Abstract

ABSTRACT In the epicentral region of the Hebgen Lake earthquake, Montana, late Cenozoic structures marked by tension are superimposed on Laramide structures marked by compression. During the earthquake, several large normal faults northeast of Hebgen Lake, and many small faults and monoclines south of it, were reactivated, and a very large area was abruptly dropped and warped. New fault scarps are as high as 20 feet. They are mostly in unconsolidated or weakly coherent material but certainly reflect displacements of the underlying bedrock.
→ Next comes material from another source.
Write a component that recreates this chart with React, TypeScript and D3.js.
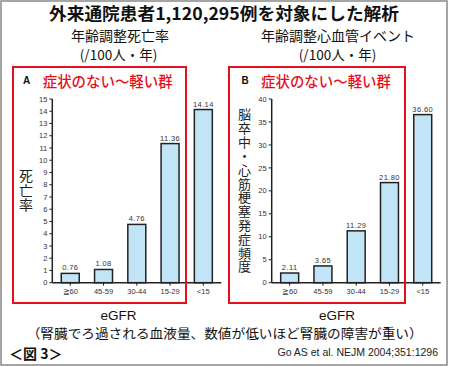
import React from "react";
import { scaleBand, scaleLinear, range } from "d3";

const categories = ["≧60", "45-59", "30-44", "15-29", "<15"];
const mortality = [0.76, 1.08, 4.76, 11.36, 14.14];
const cvEvents = [2.11, 3.65, 11.29, 21.8, 36.6];

const mortalityTicks = range(0, 16, 1);
const cvTicks = range(0, 41, 5);

const jp = "'Noto Sans CJK JP', 'Noto Sans', sans-serif";
const latin = "'Liberation Sans', Arial, sans-serif";
const red = "#e60f1e";
const barFill = "#c2e4f7";
const ink = "#222";

const Panel = ({ x0, values, ticks, titleX, yTitle, titleTop, titleLen, titleSize }) => {
  const yScale = scaleLinear()
    .domain([0, ticks[ticks.length - 1]])
    .range([282.7, 99]);
  const xScale = scaleBand()
    .domain(categories)
    .range([x0, x0 + 169])
    .paddingInner(0.46)
    .paddingOuter(0.27);
  const xEnd = x0 + 169;

  return (
    <g>
      {/* y axis */}
      <line x1={x0} x2={x0} y1={yScale.range()[1]} y2={yScale(0)} stroke={ink} strokeWidth={1.5} />
      {ticks.map((t) => (
        <g key={t} transform={`translate(${x0},${yScale(t)})`}>
          <line x1={-3} x2={0} stroke={ink} strokeWidth={1} />
          <text x={-5} dy="0.35em" textAnchor="end" fontSize={7.5} fontFamily={latin} fill="#333">
            {t}
          </text>
        </g>
      ))}
      {/* bars */}
      {values.map((v, i) => (
        <g key={i}>
          <rect
            x={xScale(categories[i])}
            y={yScale(v)}
            width={xScale.bandwidth()}
            height={yScale(0) - yScale(v)}
            fill={barFill}
            stroke={ink}
            strokeWidth={1.5}
          />
          <text
            x={xScale(categories[i]) + xScale.bandwidth() / 2}
            y={yScale(v) - 3}
            textAnchor="middle"
            fontSize={7.5}
            fontFamily={latin}
            fill="#333"
            letterSpacing={0.4}
          >
            {v.toFixed(2)}
          </text>
        </g>
      ))}
      {/* x axis */}
      <line x1={x0} x2={xEnd} y1={yScale(0)} y2={yScale(0)} stroke={ink} strokeWidth={1.5} />
      {categories.map((c) => (
        <g key={c} transform={`translate(${xScale(c) + xScale.bandwidth() / 2},${yScale(0)})`}>
          <line y1={0} y2={3} stroke={ink} strokeWidth={1} />
          <text y={11.5} textAnchor="middle" fontSize={7.5} fontFamily={latin} fill="#333">
            {c}
          </text>
        </g>
      ))}
      {/* vertical axis title */}
      <text
        x={titleX}
        y={titleTop}
        style={{ writingMode: "vertical-rl" }}
        fontSize={titleSize}
        fontFamily={jp}
        fill="#222"
        textLength={titleLen}
        lengthAdjust="spacing"
      >
        {yTitle}
      </text>
    </g>
  );
};

export default function App() {
  return (
    <svg width={450} height={366} style={{ position: "absolute", left: 0, top: 0, background: "#fff" }}>
      <rect x={1} y={1} width={446} height={364} fill="#fff" stroke="#888" strokeWidth={1.5} />
      <text x={224} y={20} textAnchor="middle" fontSize={17} fontWeight={700} fontFamily={jp} textLength={350} lengthAdjust="spacingAndGlyphs" fill="#111">
        外来通院患者1,120,295例を対象にした解析
      </text>
      <text x={120} y={41} textAnchor="middle" fontSize={14} fontFamily={jp} fill="#111">年齢調整死亡率</text>
      <text x={118.5} y={60} textAnchor="middle" fontSize={13.5} fontFamily={jp} fill="#111">(/100人・年)</text>
      <text x={338} y={41} textAnchor="middle" fontSize={14} fontFamily={jp} fill="#111">年齢調整心血管イベント</text>
      <text x={337.5} y={60} textAnchor="middle" fontSize={13.5} fontFamily={jp} fill="#111">(/100人・年)</text>

      <Panel x0={52.3} values={mortality} ticks={mortalityTicks} titleX={26} yTitle="死亡率" titleTop={169} titleLen={43} titleSize={14} />
      <Panel x0={271.7} values={cvEvents} ticks={cvTicks} titleX={244.5} yTitle="脳卒中・心筋梗塞発症頻度" titleTop={108} titleLen={165} titleSize={13} />

      <rect x={13} y={67} width={173} height={236} fill="none" stroke={red} strokeWidth={2} />
      <rect x={229} y={67} width={176} height={236} fill="none" stroke={red} strokeWidth={2} />
      <text x={23} y={83.5} fontSize={10} fontWeight={700} fontFamily={latin} fill="#111">A</text>
      <text x={241.5} y={83.5} fontSize={10} fontWeight={700} fontFamily={latin} fill="#111">B</text>
      <text x={42.7} y={87} fontSize={14.5} fontWeight={500} fontFamily={jp} fill={red} textLength={130} lengthAdjust="spacingAndGlyphs">症状のない〜軽い群</text>
      <text x={261} y={87} fontSize={14.5} fontWeight={500} fontFamily={jp} fill={red} textLength={130} lengthAdjust="spacingAndGlyphs">症状のない〜軽い群</text>

      <text x={118.5} y={319.8} textAnchor="middle" fontSize={13.5} fontFamily={latin} fill="#111">eGFR</text>
      <text x={337} y={319.8} textAnchor="middle" fontSize={13.5} fontFamily={latin} fill="#111">eGFR</text>
      <text x={224.7} y={338} textAnchor="middle" fontSize={13} fontFamily={jp} fill="#111" textLength={396} lengthAdjust="spacingAndGlyphs">
        （腎臓でろ過される血液量、数値が低いほど腎臓の障害が重い）
      </text>
      <text x={9} y={359} fontSize={14} fontWeight={700} fontFamily={jp} fill="#111">＜図 3＞</text>
      <text x={438} y={356} textAnchor="end" fontSize={10.5} fontFamily={latin} fill="#222">Go AS et al. NEJM 2004;351:1296</text>
    </svg>
  );
}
Offsets produced by refraction of faults, which are steeper in surficial material than in bedrock, and by various types of slumping, generally result in surficial scarps higher than true fault displacements. Subsidence amounted to as much as 22 feet in the lake basin, as proved by releveling of bench marks by the Coast and Geodetic Survey and by shoreline measurements around Hebgen Lake. Parts of the basin subsided differentially, warping the lake bed and creating a gigantic long-lived seiche. Depth-sounding traverses of the lake recorded warping but gave no indication of major faulting of the lake bottom. A part of the Madison Valley, west of Hebgen Lake, also subsided, though not as much, and a segment of the Madison Range fault was reactivated. At least part of the highway through Madison River Canyon, which cuts directly across the Madison Range between Hebgen Lake and Madison Valley, subsided also; one group of geologists regards this subsidence as tectonic, and considers the entire range, for which there are otherwise no positive data, to have subsided between Hebgen Lake and Madison Valley. In this view, an eastward trending syncline has been propagated across the northwest-trending Madison Range. Another group considers the subsidence in Madison River Canyon to be due in part to compaction and slumping, and the Madison Range to have changed little in altitude. The pattern of deformation appears to them as the uneven subsidence of two northwest-trending basins, one on either side of the Madison Range. The earthquake caused widespread slumping and sliding of the surficial mantle; the huge Madison Slide killed 26 people. An old earthflow was reactivated and moved 100 feet or more in the month following the earthquake.